Raporda, devlet kurumlarının son dönemde dönen IŞİD’lilerin cihatçı ideolojiden ve şiddetten uzaklaştırılmasına yönelik çalışmalar tasarlamaya başladığı hatırlatılıyor. Bu çalışmalar daha çok tehdit oluşturabileceği düşünülen kişilerin izlemeye alınması ve militan çevrelere yönelmekte olduğu düşünülen kişileri caydırmak için kısa süreli gözaltılar uygulanması olarak sıralanıyor.
Buna karşın “rehabilitasyon” ya da “de-radikalizasyon” olarak tanımlanan politikaların hedeflerinin genelde muğlak olduğu ve bakanlıklar arası çabalarda eşgüdüm sağlanmadığı eleştirisi yapılıyor.
Uluslararası Kriz Grubu, IŞİD tehdidinin ortadan kaldırılabilmesi için bazı önerilerde de bulunuyor. Bunlardan biri IŞİD, PKK, ve aşırı solcu militan grupları ayırt edecek yaklaşımlar geliştirilmesi. Rapora göre bunların tek bir kefeye koyulması, politikalarda karmaşaya yol açıyor.
Bir diğer öneri, aşırı yük altında zorlanan hakim ve savcılara, dönen ve üye devşiren IŞİD’lilere isnat edilen suçların etkin şekilde soruşturulabilmesi için kaynak sağlanması.
Uluslararası Kriz Grubu ayrıca salıverilme kararlarının daha sağlıklı verilebilmesi için cezaevi yetkilileriyle diğer birimler arasında bilgi akışının geliştirilmesini öneriyor.

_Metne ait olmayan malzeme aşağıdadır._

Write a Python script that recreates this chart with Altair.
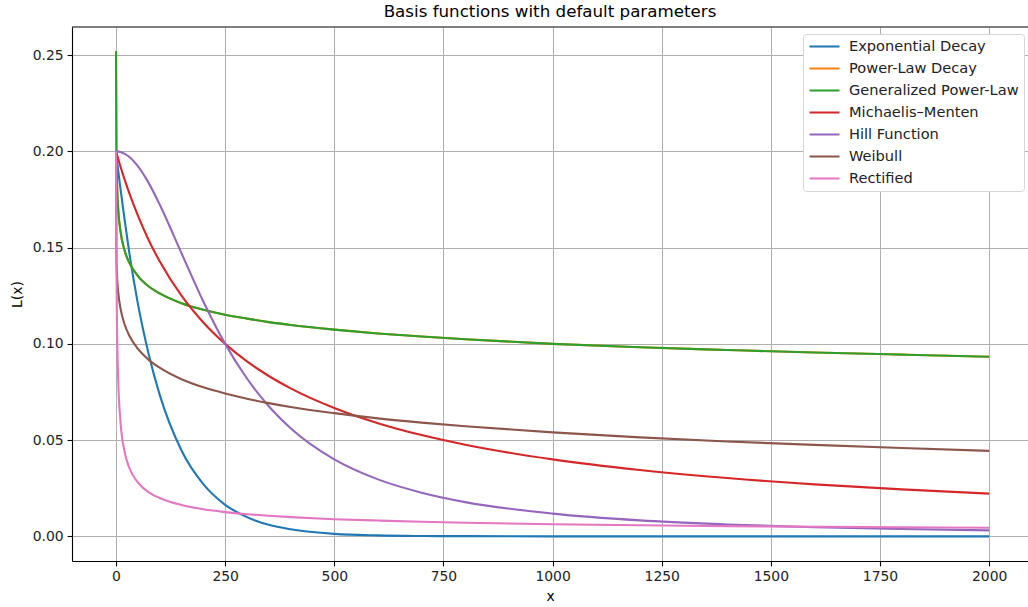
import altair as alt
import pandas as pd

x_vals = [0, 1, 2, 5, 10, 20, 30, 50, 75, 100, 150, 200, 250, 300, 350, 400,
          500, 600, 700, 800, 1000, 1200, 1400, 1600, 1800, 2000]

series_names = ["Exponential Decay", "Power-Law Decay", "Generalized Power-Law",
                "Michaelis\u2013Menten", "Hill Function", "Weibull", "Rectified"]
series_colors = ["#1f77b4", "#ff7f0e", "#2ca02c", "#d62728", "#9467bd", "#8c564b", "#e377c2"]

exp_decay = [0.2, 0.198, 0.196, 0.190, 0.181, 0.164, 0.148, 0.121, 0.0945, 0.0736,
             0.0446, 0.0271, 0.0164, 0.0100, 0.0060, 0.0037, 0.0013, 0.0005, 0.0002,
             0.0001, 0.0, 0.0, 0.0, 0.0, 0.0, 0.0]
power_law = [0.252, 0.2, 0.1866, 0.1702, 0.1589, 0.1482, 0.1424, 0.1353, 0.1298, 0.1262,
             0.1211, 0.1177, 0.1151, 0.1131, 0.1113, 0.1098, 0.1074, 0.1054, 0.1038,
             0.1024, 0.1, 0.0982, 0.0968, 0.0955, 0.0944, 0.0933]
gen_power_law = [0.252, 0.2, 0.1866, 0.1702, 0.1589, 0.1482, 0.1424, 0.1353, 0.1298, 0.1262,
                 0.1211, 0.1177, 0.1151, 0.1131, 0.1113, 0.1098, 0.1074, 0.1054, 0.1038,
                 0.1024, 0.1, 0.0982, 0.0968, 0.0955, 0.0944, 0.0933]
michaelis = [0.2, 0.1992, 0.1984, 0.1961, 0.1923, 0.1852, 0.1786, 0.1667, 0.1538, 0.1429,
             0.125, 0.1111, 0.1, 0.0909, 0.0833, 0.0769, 0.0667, 0.0588, 0.0526, 0.0476,
             0.04, 0.0345, 0.0303, 0.027, 0.0244, 0.0222]
hill = [0.2, 0.2, 0.2, 0.1999, 0.1997, 0.1987, 0.1972, 0.1923, 0.1835, 0.1724,
        0.1471, 0.122, 0.1, 0.082, 0.0676, 0.0562, 0.04, 0.0296, 0.0227, 0.0178,
        0.0118, 0.0083, 0.0062, 0.0047, 0.0038, 0.0031]
weibull = [0.2, 0.144, 0.137, 0.127, 0.1188, 0.1099, 0.1045, 0.0975, 0.0917, 0.0876,
           0.0816, 0.0774, 0.0742, 0.0715, 0.0692, 0.0672, 0.064, 0.0613, 0.0591, 0.0572,
           0.054, 0.0514, 0.0493, 0.0475, 0.0459, 0.0444]
rectified = [0.2, 0.1414, 0.1155, 0.0816, 0.0603, 0.0436, 0.0359, 0.028, 0.0229, 0.0199,
             0.0163, 0.0141, 0.0126, 0.0115, 0.0107, 0.01, 0.0089, 0.0082, 0.0076, 0.0071,
             0.0063, 0.0058, 0.0053, 0.005, 0.0047, 0.0045]

x_ticks = [0, 250, 500, 750, 1000, 1250, 1500, 1750, 2000]
y_ticks = [0.0, 0.05, 0.10, 0.15, 0.20, 0.25]

all_series = [exp_decay, power_law, gen_power_law, michaelis, hill, weibull, rectified]
rows = []
for i, (name, vals) in enumerate(zip(series_names, all_series)):
    for xv, yv in zip(x_vals, vals):
        rows.append({"x": xv, "y": yv, "series": name, "k": i})
df = pd.DataFrame(rows)

FONT = "DejaVu Sans"
W, H = 956, 534

lines = alt.Chart(df).mark_line(strokeWidth=2.1, interpolate="monotone").encode(
    x=alt.X("x:Q", title="x",
            scale=alt.Scale(domain=[-100.8, 2089], nice=False, zero=False),
            axis=alt.Axis(values=x_ticks, format="d", grid=True)),
    y=alt.Y("y:Q", title="L(x)",
            scale=alt.Scale(domain=[-0.0128, 0.2646], nice=False, zero=False),
            axis=alt.Axis(values=y_ticks, format=".2f", grid=True)),
    color=alt.Color("series:N",
                    scale=alt.Scale(domain=series_names, range=series_colors),
                    sort=series_names,
                    legend=alt.Legend(title=None, orient="none", legendX=731, legendY=7,
                                      symbolType="M-1,0H1", symbolSize=900,
                                      symbolStrokeWidth=2.1, labelFontSize=14.6,
                                      labelFont=FONT, labelColor="#222222",
                                      labelLimit=400, clipHeight=15,
                                      labelOffset=8, rowPadding=6, padding=5,
                                      strokeColor="#d6d6d6", fillColor="#ffffff",
                                      cornerRadius=3)),
    detail="k:O",
    order=alt.Order("x:Q"),
)

frame_top = alt.Chart(alt.Data(values=[{"a": 1}])).mark_rule(
    color="black", strokeWidth=1.1
).encode(x=alt.value(0), x2=alt.value(W), y=alt.value(0))

chart = alt.layer(lines, frame_top).properties(
    width=W, height=H,
    title=alt.Title("Basis functions with default parameters", fontSize=16.7,
                    font=FONT, fontWeight="normal", color="#000000",
                    anchor="middle", offset=6),
    autosize=alt.AutoSizeParams(type="none"),
    padding={"left": 72, "top": 27, "right": 0, "bottom": 46},
).configure_view(stroke=None).configure_axis(
    labelFont=FONT, titleFont=FONT, labelFontSize=13.9, titleFontSize=13.9,
    titleFontWeight="normal", labelColor="#222222", titleColor="#000000",
    domainColor="#000000", domainWidth=1.1, tickColor="#000000", tickWidth=1.1,
    tickSize=4.9, labelPadding=4, gridColor="#b0b0b0", gridWidth=1.0,
).configure_axisX(titlePadding=6).configure_axisY(titlePadding=8)

chart.save("out.html", embed_options={"renderer": "svg", "actions": False})
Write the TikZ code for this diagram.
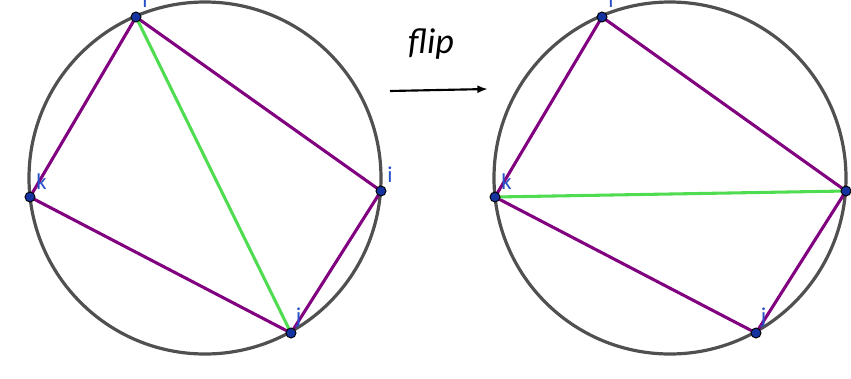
\documentclass[tikz,border=0pt]{standalone}
\usepackage{fontspec}
\setmainfont{Carlito}
\usetikzlibrary{positioning,arrows.meta}

\definecolor{rimcol}{RGB}{80,80,80}
\definecolor{quadcol}{RGB}{128,0,128}
\definecolor{diagcol}{RGB}{80,220,80}
\definecolor{ptcol}{RGB}{20,50,160}
\definecolor{lblcol}{RGB}{40,80,200}

\tikzset{
  rimline/.style={draw=rimcol, line width=2.4pt},
  quadline/.style={draw=quadcol, line width=2.3pt},
  diagline/.style={draw=diagcol, line width=2.3pt},
  vtx/.style={circle, fill=ptcol, draw=black, line width=0.7pt, inner sep=0pt, minimum size=7.5pt},
  vlbl/.style={text=lblcol, font=\fontsize{17}{17}\selectfont, inner sep=0pt},
}

\begin{document}
\begin{tikzpicture}[x=0.75pt,y=-0.75pt]
\useasboundingbox (0,0) rectangle (851,379);

% before the flip
\coordinate (cA) at (205,178);
\coordinate (lA) at (136,17);
\coordinate (kA) at (30,197);
\coordinate (iA) at (381,191);
\coordinate (jA) at (291,333);
\draw[rimline] (cA) circle (132pt);
\draw[quadline] (lA) -- (iA) -- (jA) -- (kA) -- cycle;
\draw[diagline] (lA) -- (jA);
\foreach \p in {lA,kA,iA,jA} \node[vtx] at (\p) {};
\node[vlbl, above right=7pt and 4.5pt of lA] {l};
\node[vlbl, above right=5.5pt and 4.5pt of kA] {k};
\node[vlbl, above right=6pt and 4.5pt of iA] {i};
\node[vlbl, above right=4pt and 3.5pt of jA] {j};

% arrow
\coordinate (aS) at (390,91);
\coordinate (aE) at (488,89);
\draw[line width=1.6pt, -{Latex[length=8pt,width=6pt]}] (aS) -- (aE);
\node[font=\fontsize{27}{27}\selectfont\itshape] (flip) at (431,44) {flip};

% after the flip
\coordinate (cB) at (670,178);
\coordinate (lB) at (602,17);
\coordinate (kB) at (495,197);
\coordinate (iB) at (846,191);
\coordinate (jB) at (756,333);
\draw[rimline] (cB) circle (132pt);
\draw[quadline] (lB) -- (iB) -- (jB) -- (kB) -- cycle;
\draw[diagline] (kB) -- (iB);
\foreach \p in {lB,kB,iB,jB} \node[vtx] at (\p) {};
\node[vlbl, above right=7pt and 4.5pt of lB] {l};
\node[vlbl, above right=5.5pt and 4.5pt of kB] {k};
\node[vlbl, above right=4pt and 3.5pt of jB] {j};
\end{tikzpicture}
\end{document}
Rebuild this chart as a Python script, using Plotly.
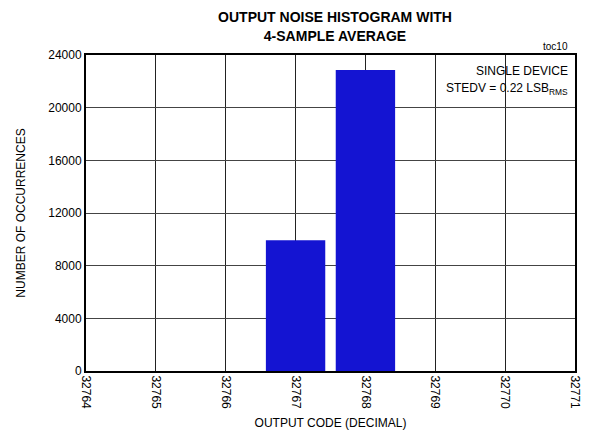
import plotly.graph_objects as go

codes = [32767, 32768]
counts = [9930, 22860]
x_ticks = [32764, 32765, 32766, 32767, 32768, 32769, 32770, 32771]
y_ticks = [0, 4000, 8000, 12000, 16000, 20000, 24000]

FONT = "Liberation Sans Narrow, Arial Narrow, Liberation Sans, Arial, sans-serif"

fig = go.Figure()
fig.add_trace(go.Bar(
    x=codes, y=counts, width=0.85,
    marker=dict(color="#1414d2", line=dict(width=0)),
    hoverinfo="skip",
))

fig.update_layout(
    width=594, height=440,
    margin=dict(l=86, r=12, t=55, b=66),
    paper_bgcolor="white", plot_bgcolor="white",
    showlegend=False,
    font=dict(family=FONT, size=12, color="black"),
    title=dict(
        text="<b>OUTPUT NOISE HISTOGRAM WITH<br>4-SAMPLE AVERAGE</b>",
        x=0.564, xanchor="center", y=0.949, yanchor="top",
        font=dict(family=FONT, size=14, color="black"),
    ),
    xaxis=dict(
        range=[32764, 32771], tickmode="array", tickvals=x_ticks,
        ticktext=[str(v) for v in x_ticks], tickangle=90,
        ticklabeloverflow="allow",
        showgrid=True, gridcolor="#222222", gridwidth=1,
        showline=True, linecolor="black", linewidth=2, mirror=True,
        ticks="", zeroline=False,
        title=dict(text="OUTPUT CODE (DECIMAL)", standoff=11,
                   font=dict(family=FONT, size=12)),
        tickfont=dict(family=FONT, size=12),
    ),
    yaxis=dict(
        range=[0, 24000], tickmode="array", tickvals=y_ticks,
        ticktext=[str(v) for v in y_ticks],
        showgrid=True, gridcolor="#444444", gridwidth=1,
        showline=True, linecolor="black", linewidth=2, mirror=True,
        ticks="", zeroline=False,
        title=dict(text="NUMBER OF OCCURRENCES", standoff=20,
                   font=dict(family=FONT, size=12)),
        tickfont=dict(family=FONT, size=12),
    ),
)

fig.add_shape(type="rect", xref="paper", yref="paper",
              x0=0.70, x1=0.995, y0=0.934, y1=0.978,
              fillcolor="white", line=dict(width=0), layer="below")

fig.add_annotation(text="SINGLE DEVICE", xref="paper", yref="paper",
                   x=0.99, y=0.95, xanchor="right", yanchor="middle",
                   showarrow=False, font=dict(family=FONT, size=12))
fig.add_annotation(text="STEDV = 0.22 LSB<sub>RMS</sub>", xref="paper", yref="paper",
                   x=0.99, y=0.893, xanchor="right", yanchor="middle",
                   showarrow=False, font=dict(family=FONT, size=12))
fig.add_annotation(text="toc10", xref="paper", yref="paper",
                   x=0.99, y=1.028, xanchor="right", yanchor="middle",
                   showarrow=False, font=dict(family=FONT, size=10))

fig.write_html("out.html",
               config={"displayModeBar": False},
               post_script="document.body.style.margin='0';")
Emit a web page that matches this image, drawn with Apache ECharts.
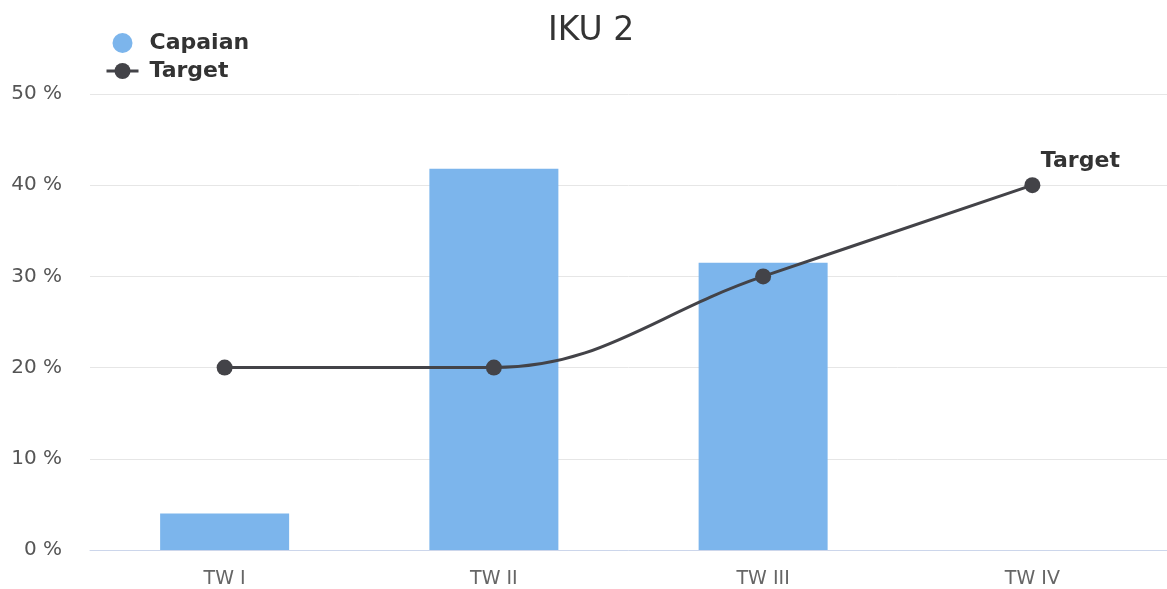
<!DOCTYPE html>
<html><head><meta charset="utf-8">
<script src="https://cdn.jsdelivr.net/npm/echarts@6/dist/echarts.min.js"></script>
<style>html,body{margin:0;padding:0;background:#fff}#c{width:1167px;height:589px}</style>
</head><body><div id="c"></div>
<script>
const categories = ['TW I', 'TW II', 'TW III', 'TW IV'];
const capaian = [4, 41.8, 31.5, null];
const target = [20, 20, 30, 40];
const yTicks = [0, 10, 20, 30, 40, 50];

const chart = echarts.init(document.getElementById('c'), null, {renderer: 'canvas'});
const font = 'DejaVu Sans, Verdana, sans-serif';

// Highcharts-style spline path through pixel points
function splinePath(pts) {
  const s = 1.5, d = s + 1;
  let path = '';
  const rc = [];
  for (let i = 0; i < pts.length; i++) {
    const [px, py] = pts[i];
    let lcx = px, lcy = py;
    if (i > 0 && i < pts.length - 1) {
      const [lx, ly] = pts[i - 1], [nx, ny] = pts[i + 1];
      lcx = (s * px + lx) / d; lcy = (s * py + ly) / d;
      let rcx = (s * px + nx) / d, rcy = (s * py + ny) / d;
      if (rcx !== lcx) {
        const corr = ((rcy - lcy) * (rcx - px)) / (rcx - lcx) + py - rcy;
        lcy += corr; rcy += corr;
      }
      if (lcy > ly && lcy > py) { lcy = Math.max(ly, py); rcy = 2 * py - lcy; }
      else if (lcy < ly && lcy < py) { lcy = Math.min(ly, py); rcy = 2 * py - lcy; }
      if (rcy > ny && rcy > py) { rcy = Math.max(ny, py); lcy = 2 * py - rcy; }
      else if (rcy < ny && rcy < py) { rcy = Math.min(ny, py); lcy = 2 * py - rcy; }
      rc[i] = [rcx, rcy];
    }
    if (i === 0) path += 'M' + px + ' ' + py;
    else {
      const prev = rc[i - 1] || pts[i - 1];
      path += ' C' + prev[0] + ' ' + prev[1] + ' ' + lcx + ' ' + lcy + ' ' + px + ' ' + py;
    }
  }
  return path;
}

chart.setOption({
  animation: false,
  title: {
    text: 'IKU 2', left: 543, top: 10,
    textStyle: {fontFamily: font, fontSize: 33, fontWeight: 'normal', color: '#333333'}
  },
  legend: {
    orient: 'vertical', left: 100, top: 27, itemGap: 6,
    itemWidth: 32, itemHeight: 20,
    textStyle: {fontFamily: font, fontSize: 22, fontWeight: 'bold', color: '#333333', padding: [0, 0, 0, 6]},
    data: [
      {name: 'Capaian', icon: 'circle'},
      {name: 'Target', lineStyle: {width: 3, color: '#434348', opacity: 1}}
    ]
  },
  grid: {left: 90, width: 1082, top: 94, height: 458, containLabel: false},
  xAxis: {
    type: 'category', data: categories,
    axisLine: {lineStyle: {color: '#ccd6eb', width: 1}},
    axisTick: {show: false},
    axisLabel: {fontFamily: font, fontSize: 19, color: '#666666', margin: 20}
  },
  yAxis: {
    type: 'value', min: yTicks[0], max: yTicks[yTicks.length - 1], interval: 10,
    axisLabel: {fontFamily: font, fontSize: 20, color: '#555555', formatter: '{value} %', margin: 28},
    splitLine: {lineStyle: {color: '#e6e6e6', width: 1}},
    axisLine: {show: false}, axisTick: {show: false}
  },
  series: [
    {
      name: 'Capaian', type: 'bar', data: capaian, barWidth: 129, z: 2,
      itemStyle: {color: '#7cb5ec'}
    },
    {
      name: 'TargetCurve', type: 'custom', coordinateSystem: 'cartesian2d',
      data: target.map((v, i) => [i, v]),
      encode: {x: 0, y: 1}, silent: true, z: 5,
      renderItem: function (params, api) {
        if (params.dataIndex !== 0) return null;
        const pts = target.map((v, i) => api.coord([i, v]));
        return {
          type: 'path', z2: 10,
          shape: {pathData: splinePath(pts)},
          style: {stroke: '#434348', lineWidth: 3, fill: 'none'}
        };
      }
    },
    {
      name: 'Target', type: 'line', z: 6,
      data: target.map((v, i) => i === target.length - 1 ? {
        value: v,
        label: {show: true, formatter: 'Target', position: 'top', offset: [48, 0],
          fontFamily: font, fontSize: 22, fontWeight: 'bold', color: '#333333'}
      } : v),
      symbol: 'circle', symbolSize: 16,
      lineStyle: {color: '#434348', width: 0},
      itemStyle: {color: '#434348'}
    }
  ]
});
</script></body></html>
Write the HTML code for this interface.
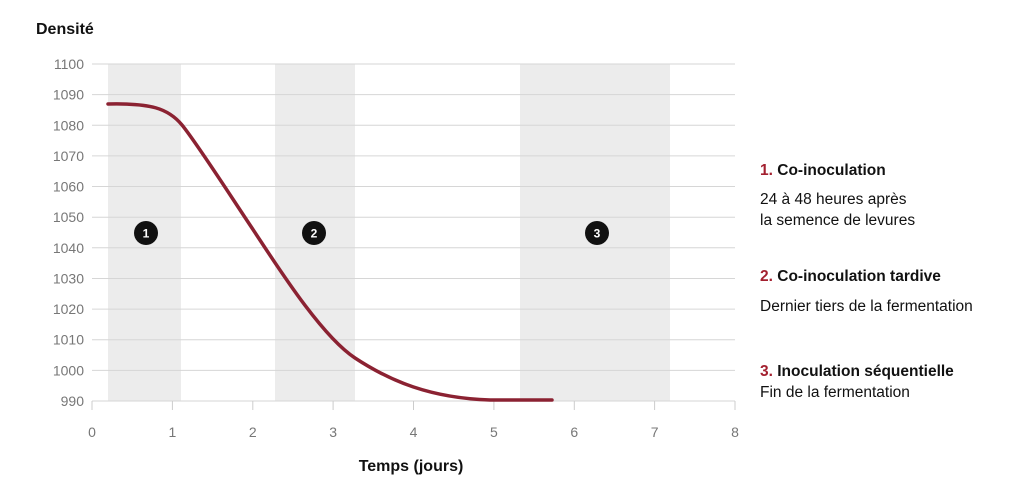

Militan gruplara yönelebileceği düşünülen gençlerin de sosyal faaliyetlere yönlendirilmesi veya iş bulmaları için destek sağlanması tavsiyesinde bulunuluyor.
Uluslararası Kriz Grubu, saha araştırması, açık kaynak taraması ve mülakatlar yaparak tüm dünyadaki çatışma ve savaşları analiz eden bir kuruluş. Grup, ihtilafları düzenli olarak raporlayarak, çözüm önerileri sunuyor.